An example configuration:

agent:
  type: sandbox  # the type of the agent, can be 'default', 'empty', 'sandbox', 'skysbdefault'
  step_limit: 150  # the maximum number of agent steps to run for each instance.
  total_time_limit: 300 # the maximum total time limit (in seconds) for each instance.
  templates:
    ...
    #templates can be defined here, we use default templates. Do not change.
  tools:
    bundles: # The tools to be included in the agent. `skysbdefault`, `empty`, `sandbox` must use tools/... The `default` agent must use tool/...
      - path: tools/registry  
      - path: tools/edit_anthropic
      - path: tools/submit
    env_variables:
      USE_FILEMAP: 'true'  # Do not change
    enable_bash_tool: true  # Do not change
    parse_function:
      type: xml_function_calling  # Do not change if you serve custom models yourself.

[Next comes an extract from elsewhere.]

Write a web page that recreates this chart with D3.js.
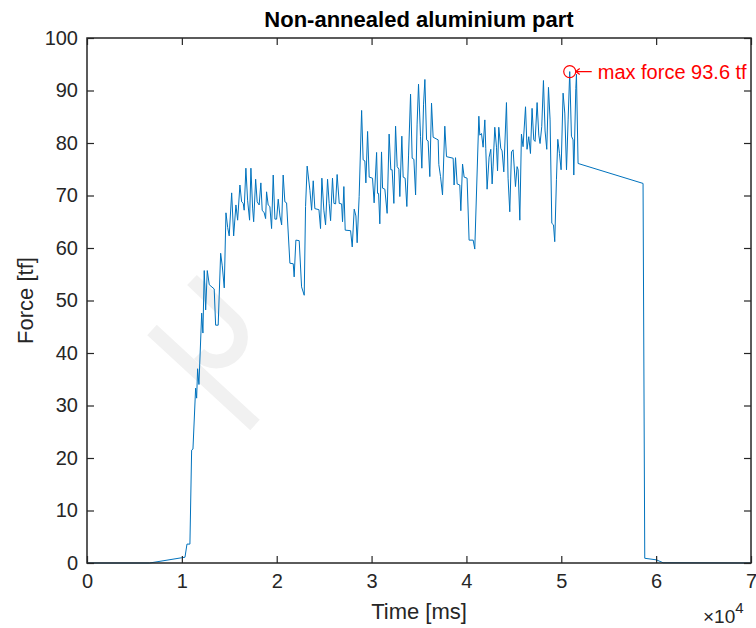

    str_replace_editor: # Do not change
      arguments:
      - name: view_range
        argument_format: "--view_range {{value}}"
    execution_timeout: 300  # The timeout for each tool execution in seconds.
  history_processors:
    - type: last_n_observations
      n: 5
  model:
    api_key: ssgsd  # The API key for the model. Not necessary if you serve custom models yourself.
    api_base: http:// # The API url for the model.
    name: custom_openai/custom  # The name of the model to use. Depends on your model serving setup.
    per_instance_cost_limit: 0
    per_instance_call_limit: 0
    temperature: 0.8  # The temperature for the model.
    max_input_tokens: 16383  # The maximum input tokens for the model.
    timeout: 100  # The timeout for each model call in seconds.

For more details on the sweagent configuration, please refer to the SWE-AgentAPI Reference.